Study supports controversial offshore numbers

A new report by Forrester Research defends the company's controversial assertion that more than 3 million U.S. jobs will move offshore by 2015, and even raises the estimate of positions at risk in the near future.

The report, being released Monday, projects that 3.4 million jobs will move overseas in the next 11 years, roughly the same as the 3.3 million long-term figure it estimated in its original study two years ago. The 2002 survey by the Cambridge, Mass., firm contributed to the political firestorm surrounding offshore outsourcing after its findings were widely circulated in the press and elsewhere.


What's new:
Forrester Research took some heat for predicting the loss of 3.3 million jobs by 2015 through offshoring. They're sticking close to that number in a new report.

Bottom line:
Forrester's latest numbers go further by saying that the trend of high-tech jobs moving out of the United States will be an even greater near-term problem than expected. What's making it worse? Talking about it.

More stories on offshoring

Forrester also increases its near-term estimate of lost jobs by 240,000 in its new report, projecting that a cumulative total of 830,000 positions will have moved offshore by 2005. The research reinforces earlier Forrester findings that were cited by Sen. John Kerry, before he became the all-but-official Democratic presidential nominee, in introducing legislation last year to regulate the call-center industry.

Ironically, the new report said, vocal opposition and other attention has helped accelerate the shift of jobs overseas by making businesses aware of the trend. It concluded that the media's focus on so-called offshoring--which defenders call healthy for the economy and critics blast as a threat to workers and U.S. technology leadership--has led companies to look more closely at it.

"While the press visibility has spurred offshoring's emergence as a political third rail, it has also fostered an increase in overall offshore initiatives," wrote John McCarthy, author of the report.

McCarthy also said such publicity had skewed the findings of the initial Forrester report. In an interview with the Wall Street Journal in April, he said he was disturbed about how his long-term numbers, which admittedly represented an "educated guess," had been hyped.

"People quote the 3.3 million figure as if it were (happening) today," McCarthy said while responding to questions about the new report.

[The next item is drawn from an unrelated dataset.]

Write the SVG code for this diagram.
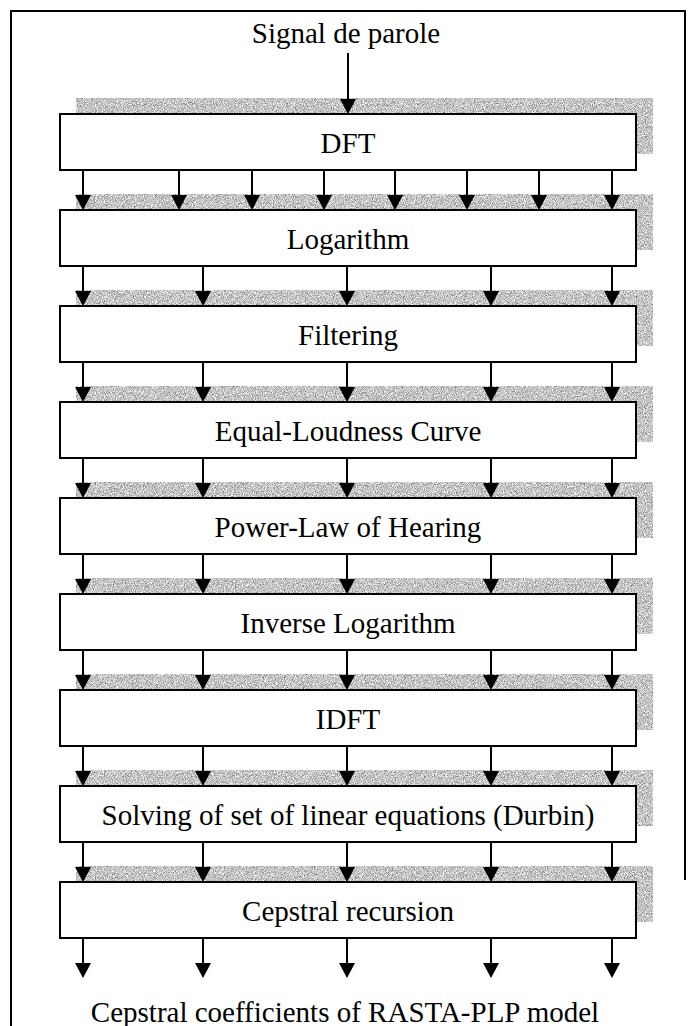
<svg xmlns="http://www.w3.org/2000/svg" width="693" height="1026" viewBox="0 0 693 1026">
<style>
.box{fill:#fff;stroke:#000;stroke-width:2}
.sh{fill:#b4b4b4;filter:url(#grain)}
.lbl{font-family:"Liberation Serif","Times New Roman",serif;font-size:29px;text-anchor:middle;fill:#000}
.ln{stroke:#000;stroke-width:2;fill:none}
</style>
<defs>
<filter id="grain" x="0" y="0" width="100%" height="100%" color-interpolation-filters="sRGB">
<feTurbulence type="fractalNoise" baseFrequency="1.1" numOctaves="2" seed="5" result="t"/>
<feColorMatrix in="t" type="matrix" values="0.33 0.33 0.33 0 0 0.33 0.33 0.33 0 0 0.33 0.33 0.33 0 0 0 0 0 0 1" result="g"/>
<feComponentTransfer in="g" result="c">
<feFuncR type="linear" slope="1.7" intercept="-0.07"/>
<feFuncG type="linear" slope="1.7" intercept="-0.07"/>
<feFuncB type="linear" slope="1.7" intercept="-0.07"/>
</feComponentTransfer>
<feComposite in="c" in2="SourceGraphic" operator="in"/>
</filter>
<path id="ah" d="M-8,-15 L8,-15 L0,0 Z" fill="#000"/>
</defs>
<rect width="693" height="1026" fill="#fff"/>
<path d="M11,1026 V11 H685 V880" class="ln"/>
<text class="lbl" x="346" y="43">Signal de parole</text>

<g id="shadows">
<rect class="sh" x="76" y="98" width="577" height="56"/>
<rect class="sh" x="76" y="194" width="577" height="56"/>
<rect class="sh" x="76" y="290" width="577" height="56"/>
<rect class="sh" x="76" y="386" width="577" height="56"/>
<rect class="sh" x="76" y="482" width="577" height="56"/>
<rect class="sh" x="76" y="578" width="577" height="56"/>
<rect class="sh" x="76" y="674" width="577" height="56"/>
<rect class="sh" x="76" y="770" width="577" height="56"/>
<rect class="sh" x="76" y="866" width="577" height="56"/>
</g>

<g id="n1"><rect class="box" x="60" y="114" width="576" height="56"/><text class="lbl" x="348" y="153">DFT</text></g>
<g id="n2"><rect class="box" x="60" y="210" width="576" height="56"/><text class="lbl" x="348" y="249">Logarithm</text></g>
<g id="n3"><rect class="box" x="60" y="306" width="576" height="56"/><text class="lbl" x="348" y="345">Filtering</text></g>
<g id="n4"><rect class="box" x="60" y="402" width="576" height="56"/><text class="lbl" x="348" y="441">Equal-Loudness Curve</text></g>
<g id="n5"><rect class="box" x="60" y="498" width="576" height="56"/><text class="lbl" x="348" y="537">Power-Law of Hearing</text></g>
<g id="n6"><rect class="box" x="60" y="594" width="576" height="56"/><text class="lbl" x="348" y="633">Inverse Logarithm</text></g>
<g id="n7"><rect class="box" x="60" y="690" width="576" height="56"/><text class="lbl" x="348" y="729">IDFT</text></g>
<g id="n8"><rect class="box" x="60" y="786" width="576" height="56"/><text class="lbl" x="348" y="825">Solving of set of linear equations (Durbin)</text></g>
<g id="n9"><rect class="box" x="60" y="882" width="576" height="56"/><text class="lbl" x="348" y="921">Cepstral recursion</text></g>

<g id="connectors">
<path class="ln" d="M348,53 V100"/><use href="#ah" x="348" y="114"/>
<path class="ln" d="M83,170 V196 M179,170 V196 M252,170 V196 M324,170 V196 M395,170 V196 M467,170 V196 M539,170 V196 M612,170 V196"/>
<use href="#ah" x="83" y="210"/><use href="#ah" x="179" y="210"/><use href="#ah" x="252" y="210"/><use href="#ah" x="324" y="210"/><use href="#ah" x="395" y="210"/><use href="#ah" x="467" y="210"/><use href="#ah" x="539" y="210"/><use href="#ah" x="612" y="210"/>
<g id="r2">
<path class="ln" d="M83,266 V292 M203,266 V292 M347,266 V292 M491,266 V292 M612,266 V292"/>
<use href="#ah" x="83" y="306"/><use href="#ah" x="203" y="306"/><use href="#ah" x="347" y="306"/><use href="#ah" x="491" y="306"/><use href="#ah" x="612" y="306"/>
</g>
<use href="#r2" y="96"/>
<use href="#r2" y="192"/>
<use href="#r2" y="288"/>
<use href="#r2" y="384"/>
<use href="#r2" y="480"/>
<use href="#r2" y="576"/>
<use href="#r2" y="672"/>
</g>

<text class="lbl" x="345" y="1022">Cepstral coefficients of RASTA-PLP model</text>
</svg>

Although the number may sound dramatic, Forrester noted that it represents less than 7 percent of jobs in the categories covered by the study, which include "management," "computer" and "legal." What's more, a separate Forrester survey of 139 North American firms in April found that 58 percent are not using--or planning to use--offshore information technology service providers.

Special series
Digital agenda: Offshoring
CNET strips away the hype
over offshoring and offers tangible
steps U.S. industry can take to keep
its historical lead in high tech.

The conclusions did not surprise Tom Weakland, a managing partner at consulting firm DiamondCluster International, which also has studied offshore outsourcing. "Our observations are that individual companies may be ramping up slower, but there's more of them that are doing it," he said.

In addition to publicity, other reasons cited by Forrester as factors contributing to offshoring are expansion of services by Indian companies, increased operations in lower-wage countries among U.S. technology companies such as IBM, and businesses setting up facilities abroad to handle claims processing and other tasks. The report predicted that Vietnam, North Africa and Belarus will become more popular as offshore destinations, making India less dominant over time.

The political hot potato
Regardless of specific findings, the trend of offshoring in general remains a hot-button issue. After the recent recession and a recovery with slow job growth, the notion that high-skill jobs are vulnerable to export has touched a nerve in the United States and made it a campaign topic.

Among the concerns is that the flow of programming and other technology work abroad, combined with U.S. educational system problems and slowing research and development investment, puts the country's technical prowess in jeopardy.

In March, the Institute of Electrical and Electronics Engineers said offshoring "poses a very serious, long-term challenge to the nation's leadership in technology and innovation, its economic prosperity, and its military and homeland security."

A number of analysts and business groups have disputed this view. A recent study sponsored by the Information Technology Association of America concluded that offshore outsourcing of software and IT services tasks not only is boosting the U.S. gross domestic product but also helping to generate U.S. jobs.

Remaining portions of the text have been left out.